Now that a college education is so widespread as to be expected for most careers, it’s a necessary rite of passage, whether or not one learns – or rather, remembers – anything. Don’t get me wrong, the more education for the masses, the better. I wish that every person would have the time, energy, and desire to keep educating themselves and read just as many books -- maybe ones that are even more practical -- once they are out of college. But nowadays we don’t even see how the business mind of universities has us as sitting duck-customers. For a middle class income, we must to go to college. Why? The shitty job market is one reason, but there is a much bigger one: We’re a huge revenue source.
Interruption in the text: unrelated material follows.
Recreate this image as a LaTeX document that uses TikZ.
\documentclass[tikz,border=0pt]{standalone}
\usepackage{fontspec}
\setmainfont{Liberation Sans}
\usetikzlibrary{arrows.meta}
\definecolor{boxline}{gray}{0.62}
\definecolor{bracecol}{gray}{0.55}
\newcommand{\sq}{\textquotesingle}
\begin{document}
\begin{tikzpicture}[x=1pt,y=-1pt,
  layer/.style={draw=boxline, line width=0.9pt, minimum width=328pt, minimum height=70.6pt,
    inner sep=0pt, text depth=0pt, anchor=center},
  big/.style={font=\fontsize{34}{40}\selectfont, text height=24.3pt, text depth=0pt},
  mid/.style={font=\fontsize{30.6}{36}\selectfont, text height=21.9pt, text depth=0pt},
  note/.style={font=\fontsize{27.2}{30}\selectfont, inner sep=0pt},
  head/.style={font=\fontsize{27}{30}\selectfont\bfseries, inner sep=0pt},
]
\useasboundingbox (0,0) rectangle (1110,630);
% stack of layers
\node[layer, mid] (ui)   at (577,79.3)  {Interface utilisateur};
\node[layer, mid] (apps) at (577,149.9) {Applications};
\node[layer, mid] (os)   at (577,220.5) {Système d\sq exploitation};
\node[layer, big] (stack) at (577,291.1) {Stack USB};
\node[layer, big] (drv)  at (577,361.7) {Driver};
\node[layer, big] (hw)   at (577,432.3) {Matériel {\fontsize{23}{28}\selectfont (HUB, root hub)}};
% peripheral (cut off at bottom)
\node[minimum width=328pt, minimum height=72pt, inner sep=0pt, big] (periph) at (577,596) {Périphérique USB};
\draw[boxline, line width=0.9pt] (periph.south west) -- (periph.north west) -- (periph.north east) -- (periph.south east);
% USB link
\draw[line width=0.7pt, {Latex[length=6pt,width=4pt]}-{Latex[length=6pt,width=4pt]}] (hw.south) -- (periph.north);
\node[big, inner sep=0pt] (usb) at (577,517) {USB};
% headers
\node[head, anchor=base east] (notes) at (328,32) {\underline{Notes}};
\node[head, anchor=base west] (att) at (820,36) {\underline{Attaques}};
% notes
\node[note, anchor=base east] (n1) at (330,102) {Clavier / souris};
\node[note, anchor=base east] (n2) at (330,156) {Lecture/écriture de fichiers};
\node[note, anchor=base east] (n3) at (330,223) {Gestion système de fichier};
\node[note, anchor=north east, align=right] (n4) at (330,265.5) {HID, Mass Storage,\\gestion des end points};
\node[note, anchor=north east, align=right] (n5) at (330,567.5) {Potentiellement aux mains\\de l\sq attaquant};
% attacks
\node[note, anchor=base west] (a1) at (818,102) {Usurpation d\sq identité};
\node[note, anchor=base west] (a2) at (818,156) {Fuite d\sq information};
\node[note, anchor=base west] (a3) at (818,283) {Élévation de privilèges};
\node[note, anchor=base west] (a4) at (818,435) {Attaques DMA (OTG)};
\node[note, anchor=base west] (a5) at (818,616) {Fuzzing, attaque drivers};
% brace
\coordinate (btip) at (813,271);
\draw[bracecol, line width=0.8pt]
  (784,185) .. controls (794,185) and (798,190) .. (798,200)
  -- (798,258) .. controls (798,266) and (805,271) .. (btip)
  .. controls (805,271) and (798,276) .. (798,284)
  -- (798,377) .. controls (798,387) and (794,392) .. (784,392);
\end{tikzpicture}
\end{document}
For example, when did the switch get flipped (or maybe its just been a steady transition) that post-graduate studies were a necessity to stay competitive in the job market?

Unfortunately, I’m speaking in terms more vague than I’d like. I’ve been reading non-stop of the underbelly of higher education, and my will to become a man of letters has waned as a result. How does this relate to yesterday’s post at all? Shit… what was it again…
Ah yes.

It is an unavoidable fact that most of us will have to take it on the chin numerous times in our life. Hopes will be dashed at the expense of current need, and long-term goals will appear too far to grasp. Refusal to submit may be our only source of fuel. But search for alternatives – they are out there. The collective unconscious becomes richer the more you try to access it, and while stories of others who have carved their own path may not be completely applicable to everyone, they prove that there are other ways. We can aspire to them if we are creative, innovative, and persistent enough to find them.

Or at least that’s what I keep telling myself. Double down on 11, beautiful babies.